Goal:
Each line from the beginning of the data below through the line containing "eMem) -- (eMem);" should be repeated exactly, please.

Source data:
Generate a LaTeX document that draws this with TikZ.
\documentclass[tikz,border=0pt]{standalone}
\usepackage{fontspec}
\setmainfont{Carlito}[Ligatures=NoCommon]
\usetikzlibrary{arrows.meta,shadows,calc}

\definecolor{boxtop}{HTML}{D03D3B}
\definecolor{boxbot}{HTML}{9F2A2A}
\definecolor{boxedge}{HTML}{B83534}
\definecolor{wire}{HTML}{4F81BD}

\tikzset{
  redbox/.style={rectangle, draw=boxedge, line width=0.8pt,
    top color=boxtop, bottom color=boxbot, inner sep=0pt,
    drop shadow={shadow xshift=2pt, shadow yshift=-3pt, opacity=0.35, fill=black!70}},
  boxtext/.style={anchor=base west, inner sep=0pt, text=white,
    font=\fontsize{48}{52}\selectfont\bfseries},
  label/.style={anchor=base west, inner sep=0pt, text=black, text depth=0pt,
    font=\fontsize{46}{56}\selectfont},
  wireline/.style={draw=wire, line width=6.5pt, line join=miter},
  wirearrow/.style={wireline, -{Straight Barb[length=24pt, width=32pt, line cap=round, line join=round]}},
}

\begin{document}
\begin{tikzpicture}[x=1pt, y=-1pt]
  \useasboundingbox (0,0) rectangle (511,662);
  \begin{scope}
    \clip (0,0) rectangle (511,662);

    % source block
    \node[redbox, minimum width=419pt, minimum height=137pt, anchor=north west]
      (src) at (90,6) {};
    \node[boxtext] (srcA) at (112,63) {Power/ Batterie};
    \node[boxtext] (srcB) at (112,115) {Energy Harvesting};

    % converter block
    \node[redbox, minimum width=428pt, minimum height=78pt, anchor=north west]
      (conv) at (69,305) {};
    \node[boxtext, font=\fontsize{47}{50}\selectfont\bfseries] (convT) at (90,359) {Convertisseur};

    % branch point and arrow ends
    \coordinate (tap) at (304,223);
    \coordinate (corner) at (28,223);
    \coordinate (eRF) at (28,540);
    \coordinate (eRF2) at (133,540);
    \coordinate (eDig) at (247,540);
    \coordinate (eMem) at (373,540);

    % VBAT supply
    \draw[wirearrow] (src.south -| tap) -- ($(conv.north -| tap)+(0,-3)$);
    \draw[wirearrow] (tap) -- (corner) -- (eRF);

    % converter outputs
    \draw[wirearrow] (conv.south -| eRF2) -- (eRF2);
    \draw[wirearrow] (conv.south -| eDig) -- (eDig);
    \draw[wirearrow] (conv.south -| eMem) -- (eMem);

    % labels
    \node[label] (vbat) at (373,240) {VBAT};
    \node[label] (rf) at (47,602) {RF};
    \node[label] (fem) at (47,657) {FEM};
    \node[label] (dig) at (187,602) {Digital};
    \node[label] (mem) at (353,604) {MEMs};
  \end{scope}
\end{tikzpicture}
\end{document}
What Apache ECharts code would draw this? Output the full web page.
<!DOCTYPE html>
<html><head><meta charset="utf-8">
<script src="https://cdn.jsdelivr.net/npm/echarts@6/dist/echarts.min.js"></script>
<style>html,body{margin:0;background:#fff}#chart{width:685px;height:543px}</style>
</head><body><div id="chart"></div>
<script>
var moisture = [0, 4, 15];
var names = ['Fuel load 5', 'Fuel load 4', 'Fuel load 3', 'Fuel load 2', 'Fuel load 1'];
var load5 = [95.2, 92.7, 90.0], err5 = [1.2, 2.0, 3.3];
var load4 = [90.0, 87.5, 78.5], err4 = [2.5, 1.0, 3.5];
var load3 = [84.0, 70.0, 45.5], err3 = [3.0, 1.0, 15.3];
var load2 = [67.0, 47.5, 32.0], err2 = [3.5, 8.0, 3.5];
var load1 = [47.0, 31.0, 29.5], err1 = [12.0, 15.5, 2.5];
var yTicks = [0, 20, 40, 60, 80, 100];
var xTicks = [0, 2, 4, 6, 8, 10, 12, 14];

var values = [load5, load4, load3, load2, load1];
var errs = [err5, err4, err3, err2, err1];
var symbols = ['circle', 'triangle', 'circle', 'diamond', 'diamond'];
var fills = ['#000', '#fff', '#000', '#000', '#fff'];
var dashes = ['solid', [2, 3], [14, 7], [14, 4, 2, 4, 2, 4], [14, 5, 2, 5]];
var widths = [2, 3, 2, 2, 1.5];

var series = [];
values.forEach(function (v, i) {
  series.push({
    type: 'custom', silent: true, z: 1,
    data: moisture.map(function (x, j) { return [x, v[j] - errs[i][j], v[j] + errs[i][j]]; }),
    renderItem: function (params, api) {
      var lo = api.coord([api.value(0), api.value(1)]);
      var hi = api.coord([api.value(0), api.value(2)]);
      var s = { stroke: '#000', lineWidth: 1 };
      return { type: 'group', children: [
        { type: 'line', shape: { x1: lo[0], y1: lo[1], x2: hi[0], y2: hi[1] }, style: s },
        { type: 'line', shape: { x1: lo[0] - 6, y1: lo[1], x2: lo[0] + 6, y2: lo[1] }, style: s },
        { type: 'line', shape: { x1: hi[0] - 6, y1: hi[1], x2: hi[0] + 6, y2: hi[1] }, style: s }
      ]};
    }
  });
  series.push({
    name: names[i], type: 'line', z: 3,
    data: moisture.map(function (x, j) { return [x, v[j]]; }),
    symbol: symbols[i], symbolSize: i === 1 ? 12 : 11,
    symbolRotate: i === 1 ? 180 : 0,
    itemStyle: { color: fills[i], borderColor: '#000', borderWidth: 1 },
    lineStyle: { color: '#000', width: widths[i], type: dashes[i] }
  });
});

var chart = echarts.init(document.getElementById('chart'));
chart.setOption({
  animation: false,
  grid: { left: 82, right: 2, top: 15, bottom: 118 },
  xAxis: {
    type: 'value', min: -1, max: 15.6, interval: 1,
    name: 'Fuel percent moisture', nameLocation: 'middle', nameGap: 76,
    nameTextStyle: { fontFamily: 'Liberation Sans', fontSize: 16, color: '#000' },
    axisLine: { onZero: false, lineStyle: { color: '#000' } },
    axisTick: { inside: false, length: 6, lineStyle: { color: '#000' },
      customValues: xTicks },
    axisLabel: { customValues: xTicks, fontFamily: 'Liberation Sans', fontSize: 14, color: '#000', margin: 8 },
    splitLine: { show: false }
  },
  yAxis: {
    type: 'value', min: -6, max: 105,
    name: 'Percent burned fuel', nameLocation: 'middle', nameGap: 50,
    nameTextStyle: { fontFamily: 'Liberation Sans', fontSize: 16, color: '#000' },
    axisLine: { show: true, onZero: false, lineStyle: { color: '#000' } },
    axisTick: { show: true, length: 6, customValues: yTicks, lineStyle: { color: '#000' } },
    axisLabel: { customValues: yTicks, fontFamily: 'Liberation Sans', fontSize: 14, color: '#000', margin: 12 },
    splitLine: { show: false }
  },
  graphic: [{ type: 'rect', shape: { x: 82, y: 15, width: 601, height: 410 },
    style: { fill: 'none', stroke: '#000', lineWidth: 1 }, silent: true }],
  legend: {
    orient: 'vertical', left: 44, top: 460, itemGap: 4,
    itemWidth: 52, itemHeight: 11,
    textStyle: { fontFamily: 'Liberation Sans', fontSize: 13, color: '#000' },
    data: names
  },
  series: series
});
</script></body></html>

Solution below:
Generate a LaTeX document that draws this with TikZ.
\documentclass[tikz,border=0pt]{standalone}
\usepackage{fontspec}
\setmainfont{Carlito}[Ligatures=NoCommon]
\usetikzlibrary{arrows.meta,shadows,calc}

\definecolor{boxtop}{HTML}{D03D3B}
\definecolor{boxbot}{HTML}{9F2A2A}
\definecolor{boxedge}{HTML}{B83534}
\definecolor{wire}{HTML}{4F81BD}

\tikzset{
  redbox/.style={rectangle, draw=boxedge, line width=0.8pt,
    top color=boxtop, bottom color=boxbot, inner sep=0pt,
    drop shadow={shadow xshift=2pt, shadow yshift=-3pt, opacity=0.35, fill=black!70}},
  boxtext/.style={anchor=base west, inner sep=0pt, text=white,
    font=\fontsize{48}{52}\selectfont\bfseries},
  label/.style={anchor=base west, inner sep=0pt, text=black, text depth=0pt,
    font=\fontsize{46}{56}\selectfont},
  wireline/.style={draw=wire, line width=6.5pt, line join=miter},
  wirearrow/.style={wireline, -{Straight Barb[length=24pt, width=32pt, line cap=round, line join=round]}},
}

\begin{document}
\begin{tikzpicture}[x=1pt, y=-1pt]
  \useasboundingbox (0,0) rectangle (511,662);
  \begin{scope}
    \clip (0,0) rectangle (511,662);

    % source block
    \node[redbox, minimum width=419pt, minimum height=137pt, anchor=north west]
      (src) at (90,6) {};
    \node[boxtext] (srcA) at (112,63) {Power/ Batterie};
    \node[boxtext] (srcB) at (112,115) {Energy Harvesting};

    % converter block
    \node[redbox, minimum width=428pt, minimum height=78pt, anchor=north west]
      (conv) at (69,305) {};
    \node[boxtext, font=\fontsize{47}{50}\selectfont\bfseries] (convT) at (90,359) {Convertisseur};

    % branch point and arrow ends
    \coordinate (tap) at (304,223);
    \coordinate (corner) at (28,223);
    \coordinate (eRF) at (28,540);
    \coordinate (eRF2) at (133,540);
    \coordinate (eDig) at (247,540);
    \coordinate (eMem) at (373,540);

    % VBAT supply
    \draw[wirearrow] (src.south -| tap) -- ($(conv.north -| tap)+(0,-3)$);
    \draw[wirearrow] (tap) -- (corner) -- (eRF);

    % converter outputs
    \draw[wirearrow] (conv.south -| eRF2) -- (eRF2);
    \draw[wirearrow] (conv.south -| eDig) -- (eDig);
    \draw[wirearrow] (conv.south -| eMem) -- (eMem);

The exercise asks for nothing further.